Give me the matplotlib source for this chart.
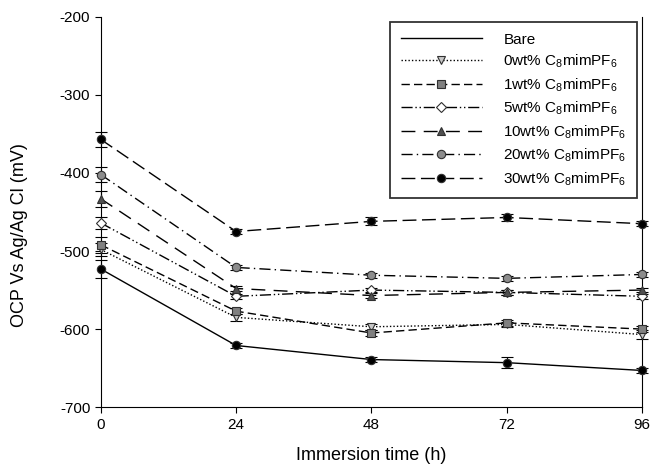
import matplotlib
matplotlib.use("Agg")
import matplotlib.pyplot as plt
from matplotlib.lines import Line2D

plt.rcParams['font.family'] = ['Liberation Sans', 'DejaVu Sans']
plt.rcParams['mathtext.fontset'] = 'custom'
plt.rcParams['mathtext.rm'] = 'Liberation Sans'
plt.rcParams['mathtext.default'] = 'regular'
plt.rcParams['axes.unicode_minus'] = False

# immersion time (h)
hours = [0, 24, 48, 72, 96]

# OCP values (mV)
bare = [-523, -621, -639, -643, -653]
wt0 = [-498, -585, -597, -594, -607]
wt1 = [-492, -577, -605, -592, -600]
wt5 = [-464, -558, -550, -553, -558]
wt10 = [-433, -548, -557, -553, -550]
wt20 = [-402, -521, -531, -535, -530]
wt30 = [-357, -475, -462, -457, -465]

# error bars (mV)
err_bare = [12, 3, 3, 7, 3]
err_wt0 = [8, 4, 4, 3, 6]
err_wt1 = [10, 4, 4, 4, 4]
err_wt5 = [8, 3, 3, 3, 3]
err_wt10 = [10, 3, 3, 3, 3]
err_wt20 = [10, 3, 3, 3, 3]
err_wt30 = [10, 3, 5, 4, 3]

labels = ['Bare', '0wt% C$_8$mimPF$_6$', '1wt% C$_8$mimPF$_6$', '5wt% C$_8$mimPF$_6$',
          '10wt% C$_8$mimPF$_6$', '20wt% C$_8$mimPF$_6$', '30wt% C$_8$mimPF$_6$']

series = [bare, wt0, wt1, wt5, wt10, wt20, wt30]
errors = [err_bare, err_wt0, err_wt1, err_wt5, err_wt10, err_wt20, err_wt30]

# (linestyle, marker, face colour)
styles = [
    ('-', 'o', 'black'),
    ((0, (1, 1.5)), 'v', '#c8c8c8'),
    ((0, (6, 3)), 's', '#808080'),
    ((0, (8, 2, 1, 2, 1, 2)), 'D', 'white'),
    ((0, (10, 6)), '^', '#505050'),
    ((0, (8, 3, 1, 3)), 'o', '#8c8c8c'),
    ((0, (10, 4)), 'o', 'black'),
]

fig, ax = plt.subplots(figsize=(6.5, 4.68), dpi=100)
fig.subplots_adjust(left=0.155, right=0.988, top=0.964, bottom=0.13)

handles = []
for i in range(len(series)):
    ls, mk, fc = styles[i]
    ms = 6 if mk != 'D' else 5
    ax.errorbar(hours, series[i], yerr=errors[i], color='black', linestyle=ls, linewidth=1,
                marker=mk, markersize=ms, markerfacecolor=fc, markeredgecolor='#303030',
                markeredgewidth=0.8, capsize=4, elinewidth=0.8, clip_on=False, zorder=3)
    # legend shows no marker for the bare line
    if i == 0:
        handles.append(Line2D([], [], color='black', linestyle=ls, linewidth=1))
    else:
        handles.append(Line2D([], [], color='black', linestyle=ls, linewidth=1, marker=mk,
                              markersize=ms, markerfacecolor=fc, markeredgecolor='#303030',
                              markeredgewidth=0.8))

ax.set_xlim(0, 96)
ax.set_ylim(-700, -200)
ax.set_xticks(hours)
ax.set_yticks([-700, -600, -500, -400, -300, -200])
ax.tick_params(labelsize=11, direction='out', length=4)
ax.spines['top'].set_visible(False)
ax.set_xlabel('Immersion time (h)', fontsize=13, labelpad=11)
ax.set_ylabel('OCP Vs Ag/Ag Cl (mV)', fontsize=13)
ax.yaxis.set_label_coords(-0.135, 0.44)

leg = ax.legend(handles, labels, loc='upper right', bbox_to_anchor=(0.991, 0.987),
                borderaxespad=0, fontsize=11, frameon=True, fancybox=False, edgecolor='black',
                handlelength=5.3, handletextpad=1.4, labelspacing=0.4, borderpad=0.7)
leg.get_frame().set_linewidth(1.3)

fig.savefig('out.png', dpi=100)
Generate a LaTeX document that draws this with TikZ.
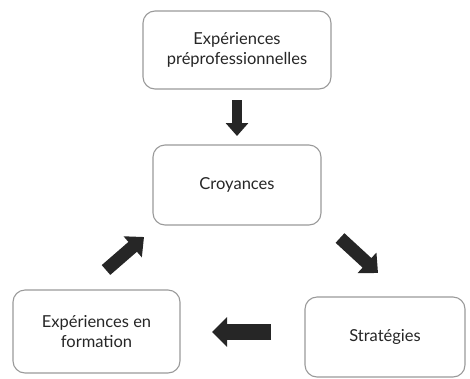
\documentclass[tikz,border=0pt]{standalone}
\usepackage{fontspec}
\setmainfont{Lato}
\usetikzlibrary{arrows.meta}
\definecolor{txt}{HTML}{262626}
\definecolor{edge}{HTML}{9A9A9A}
\tikzset{
  box/.style={draw=edge, line width=1.1pt, rounded corners=12pt, fill=white,
    align=center, text=txt, font=\fontsize{16.5}{20.5}\selectfont, inner sep=0pt},
  blockarrow/.style={line width=#1, draw=black!85},
}
\begin{document}
\begin{tikzpicture}[x=1pt,y=-1pt]
\useasboundingbox (0,0) rectangle (470,378);
\node[box, minimum width=188pt, minimum height=78pt] (pre) at (237,50) {Expériences\\préprofessionnelles};
\node[box, minimum width=168pt, minimum height=80pt] (cro) at (237,185) {Croyances};
\node[box, minimum width=167pt, minimum height=83pt] (form) at (96.5,331.5) {Expériences en\\formation};
\node[box, minimum width=160pt, minimum height=80pt] (str) at (385,337) {Stratégies};
\coordinate (a1s) at (237,100);
\coordinate (a1e) at (237,136);
\coordinate (a2s) at (106,270);
\coordinate (a2e) at (144,237);
\coordinate (a3s) at (340,238);
\coordinate (a3e) at (378,273);
\coordinate (a4s) at (271,332);
\coordinate (a4e) at (212,332);
\draw[blockarrow=10pt, -{Triangle[length=13pt,width=22pt]}] (a1s) -- (a1e);
\draw[blockarrow=13pt, -{Triangle[length=15pt,width=27pt]}] (a2s) -- (a2e);
\draw[blockarrow=13pt, -{Triangle[length=15pt,width=27pt]}] (a3s) -- (a3e);
\draw[blockarrow=16pt, -{Triangle[length=15pt,width=29pt]}] (a4s) -- (a4e);
\end{tikzpicture}
\end{document}
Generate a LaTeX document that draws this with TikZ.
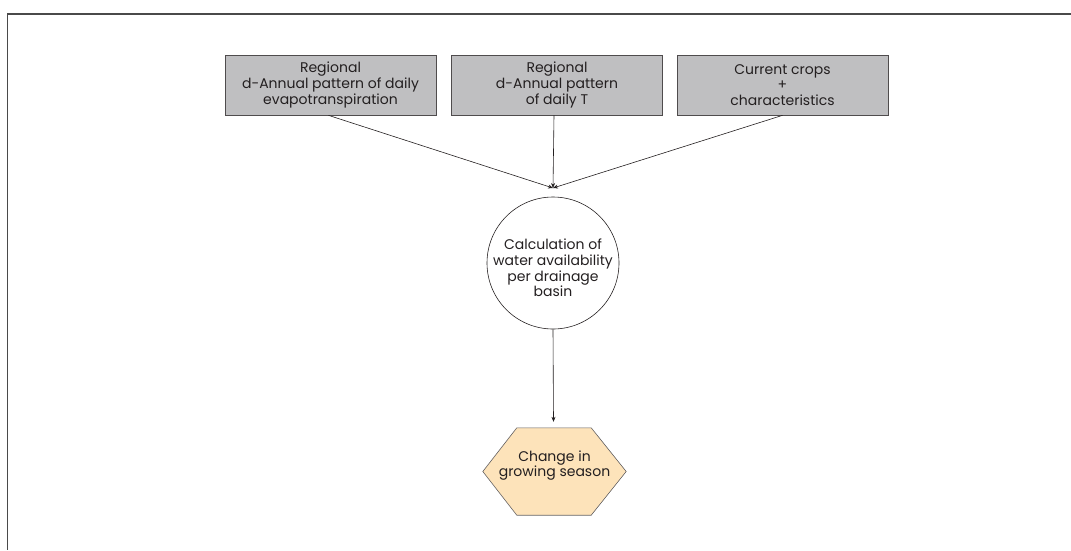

● ● ● ●

◆ **OBJECTIVE**:
Without any pictures, reproduce the lines from the first one in the material through the line that has "from matplotlib.lines import Line2D", exactly as they appear.

◆ **FULL ANSWER**:
Give me the matplotlib source for this chart.
import matplotlib
matplotlib.use("Agg")
import matplotlib.pyplot as plt
from matplotlib.lines import Line2D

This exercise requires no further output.